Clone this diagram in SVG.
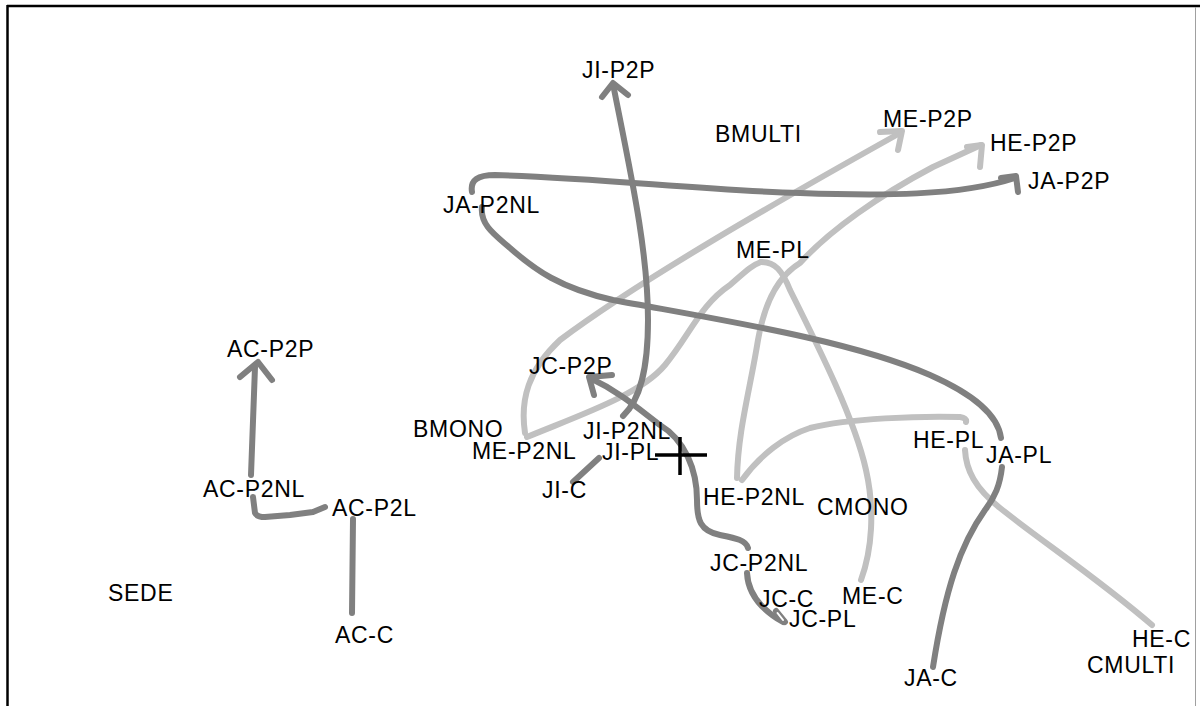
<svg xmlns="http://www.w3.org/2000/svg" width="1200" height="706" viewBox="0 0 1200 706">
<style>
.lbl{font-family:"Liberation Sans",Arial,sans-serif;font-size:23px;letter-spacing:0.7px;fill:#000}
.d{fill:none;stroke:#808080;stroke-width:6;stroke-linecap:round;stroke-linejoin:round}
.l{fill:none;stroke:#c0c0c0;stroke-width:6;stroke-linecap:round;stroke-linejoin:round}
</style>
<rect width="1200" height="706" fill="#fff"/>
<g id="frame">
<line x1="7" y1="6" x2="1200" y2="6" stroke="#000" stroke-width="2.5"/>
<line x1="7.5" y1="5" x2="7.5" y2="706" stroke="#000" stroke-width="2.5"/>
<line x1="1195.5" y1="7" x2="1195.5" y2="706" stroke="#a0a0a0" stroke-width="1"/>
</g>
<g id="connectors">
<path class="l" d="M525,433 C520,400 528,370 560,340 C640,280 780,200 900,133"/>
<path class="l" d="M880,132 L902,131 L898,150"/>
<path class="l" d="M527,437 C580,415 640,395 665,365 C690,335 700,305 730,285 C745,272 752,265 761,262"/>
<path class="l" d="M761,262 C775,262 782,270 790,290 C820,350 855,420 866,470 C875,510 872,550 861,580"/>
<path class="l" d="M737,478 C738,430 750,390 758,340 C765,300 780,275 800,263 C830,230 880,195 933,167 L981,145"/>
<path class="l" d="M967,147 L982,145 L980,167"/>
<path class="l" d="M742,480 C760,455 785,436 810,428 C850,418 920,416 960,417 Q967,418 966,422"/>
<path class="l" d="M965,450 C966,470 975,488 1000,508 C1040,540 1100,580 1152,625"/>
<path class="d" d="M623,416 C640,400 648,370 648,320 C648,250 630,170 613,84"/>
<path class="d" d="M602,97 L613,83 L628,95"/>
<path class="d" d="M472,192 C470,180 478,175 495,175 C600,178 700,190 800,193 C880,196 960,196 1015,178"/>
<path class="d" d="M1001,178 L1016,176 L1018,192"/>
<path class="d" d="M482,207 C480,225 495,235 510,248 C535,270 560,288 613,300 C720,320 850,340 930,375 C975,395 998,415 1001,438"/>
<path class="d" d="M1002,467 C1000,485 995,497 985,510 C960,545 945,590 933,667"/>
<path class="d" d="M748,548 C746,540 735,538 720,535 C700,531 697,520 697,500 C697,470 685,440 660,425 C640,410 620,392 590,378"/>
<path class="d" d="M612,375 L589,377 L594,395"/>
<path class="d" d="M747,573 C748,595 762,610 783,622"/>
<path class="d" d="M776,611 L785,622"/>
<path d="M777.5,613 L783,620" stroke="#fff" stroke-width="2" stroke-linecap="round"/>
<path class="d" d="M573,482 L599,458"/>
<path class="d" d="M251,475 L255,367"/>
<path class="d" d="M240,377 L258,362 L272,380"/>
<path class="d" d="M253,497 L255,513 Q257,517 265,517 L290,515 L313,512 L325,507"/>
<path class="d" d="M353,519 L352,613"/>
<path d="M655,455 L707,455 M680,437 L680,475" stroke="#000" stroke-width="3.5" fill="none"/>
</g>
<g id="n-JI-P2P"><text class="lbl" x="582" y="78">JI-P2P</text></g>
<g id="n-BMULTI"><text class="lbl" x="715" y="142">BMULTI</text></g>
<g id="n-JA-P2NL"><text class="lbl" x="443" y="213">JA-P2NL</text></g>
<g id="n-ME-PL"><text class="lbl" x="736" y="258">ME-PL</text></g>
<g id="n-ME-P2P"><text class="lbl" x="883" y="127">ME-P2P</text></g>
<g id="n-HE-P2P"><text class="lbl" x="990" y="151">HE-P2P</text></g>
<g id="n-JA-P2P"><text class="lbl" x="1028" y="189">JA-P2P</text></g>
<g id="n-AC-P2P"><text class="lbl" x="227" y="357">AC-P2P</text></g>
<g id="n-AC-P2NL"><text class="lbl" x="203" y="497">AC-P2NL</text></g>
<g id="n-AC-P2L"><text class="lbl" x="332" y="516">AC-P2L</text></g>
<g id="n-AC-C"><text class="lbl" x="335" y="643">AC-C</text></g>
<g id="n-SEDE"><text class="lbl" x="108" y="601">SEDE</text></g>
<g id="n-JC-P2P"><text class="lbl" x="529" y="374">JC-P2P</text></g>
<g id="n-BMONO"><text class="lbl" x="413" y="437">BMONO</text></g>
<g id="n-JI-P2NL"><text class="lbl" x="583" y="439">JI-P2NL</text></g>
<g id="n-ME-P2NL"><text class="lbl" x="472" y="459">ME-P2NL</text></g>
<g id="n-JI-PL"><text class="lbl" x="602" y="460">JI-PL</text></g>
<g id="n-JI-C"><text class="lbl" x="542" y="498">JI-C</text></g>
<g id="n-HE-P2NL"><text class="lbl" x="703" y="505">HE-P2NL</text></g>
<g id="n-CMONO"><text class="lbl" x="817" y="515">CMONO</text></g>
<g id="n-JC-P2NL"><text class="lbl" x="710" y="571">JC-P2NL</text></g>
<g id="n-JC-C"><text class="lbl" x="759" y="607">JC-C</text></g>
<g id="n-ME-C"><text class="lbl" x="842" y="604">ME-C</text></g>
<g id="n-JC-PL"><text class="lbl" x="789" y="627">JC-PL</text></g>
<g id="n-HE-PL"><text class="lbl" x="913" y="448">HE-PL</text></g>
<g id="n-JA-PL"><text class="lbl" x="986" y="463">JA-PL</text></g>
<g id="n-HE-C"><text class="lbl" x="1132" y="647">HE-C</text></g>
<g id="n-CMULTI"><text class="lbl" x="1087" y="673">CMULTI</text></g>
<g id="n-JA-C"><text class="lbl" x="904" y="686">JA-C</text></g>
</svg>
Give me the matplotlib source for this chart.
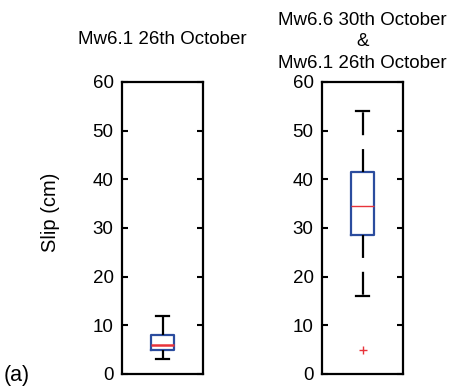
import matplotlib
matplotlib.use("Agg")
import matplotlib.pyplot as plt

plt.rcParams['font.family'] = ['Liberation Sans', 'DejaVu Sans']
plt.rcParams['lines.scale_dashes'] = False

# box statistics (slip, cm)
titles = ["Mw6.1 26th October",
          "Mw6.6 30th October\n&\nMw6.1 26th October"]
medians = [6.0, 34.5]
q1s = [5.0, 28.5]
q3s = [8.0, 41.5]
whis_lo = [3.0, 16.0]
whis_hi = [12.0, 54.0]
outliers = [[], [5.0]]
yticks = [0, 10, 20, 30, 40, 50, 60]

BLUE = '#2b4c9e'
RED = '#e8333b'

W, H = 451, 386
fig = plt.figure(figsize=(W / 100, H / 100), dpi=100)

ax_left = [122, 322]
title_y = [39, 42]
med_lw = [1.8, 1.0]
for i in range(2):
    ax = fig.add_axes([ax_left[i] / W, (H - 374) / H, 81 / W, 292 / H])
    stats = [dict(med=medians[i], q1=q1s[i], q3=q3s[i],
                  whislo=whis_lo[i], whishi=whis_hi[i], fliers=outliers[i])]
    ax.bxp(stats, positions=[1], widths=0.29, showfliers=True,
           boxprops=dict(color=BLUE, linewidth=1.6),
           medianprops=dict(color=RED, linewidth=med_lw[i]),
           whiskerprops=dict(color='black', linewidth=1.6,
                             linestyle=(0, (16.5, 10))),
           capprops=dict(color='black', linewidth=1.6),
           capwidths=0.15,
           flierprops=dict(marker='+', markeredgecolor=RED, markersize=6,
                           markeredgewidth=1.0, linestyle='none'))
    ax.set_xlim(0.5, 1.5)
    ax.set_ylim(0, 60)
    ax.set_yticks(yticks)
    ax.set_xticks([])
    ax.tick_params(axis='y', direction='in', length=4, width=1.5,
                   left=True, right=True, labelsize=13.5, pad=6)
    for s in ax.spines.values():
        s.set_linewidth(1.6)
    fig.text((ax_left[i] + 40.5) / W, 1 - title_y[i] / H, titles[i],
             fontsize=13.5, ha='center', va='center', linespacing=1.33)

fig.text(50 / W, 1 - 212 / H, "Slip (cm)", rotation=90, fontsize=14.5,
         ha='center', va='center')
fig.text(4 / W, 1 - 376 / H, "(a)", fontsize=15.5, ha='left', va='center')

fig.savefig("out.png", dpi=100)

########

Task directions:
From the records above, extract the lines from the one holding "Give me the matplotlib source for this chart." through the one holding "fig = plt.figure(figsize=(W", word for word; omit the pictures.

Response:
Give me the matplotlib source for this chart.
import matplotlib
matplotlib.use("Agg")
import matplotlib.pyplot as plt

plt.rcParams['font.family'] = ['Liberation Sans', 'DejaVu Sans']
plt.rcParams['lines.scale_dashes'] = False

# box statistics (slip, cm)
titles = ["Mw6.1 26th October",
          "Mw6.6 30th October\n&\nMw6.1 26th October"]
medians = [6.0, 34.5]
q1s = [5.0, 28.5]
q3s = [8.0, 41.5]
whis_lo = [3.0, 16.0]
whis_hi = [12.0, 54.0]
outliers = [[], [5.0]]
yticks = [0, 10, 20, 30, 40, 50, 60]

BLUE = '#2b4c9e'
RED = '#e8333b'

W, H = 451, 386
fig = plt.figure(figsize=(W / 100, H / 100), dpi=100)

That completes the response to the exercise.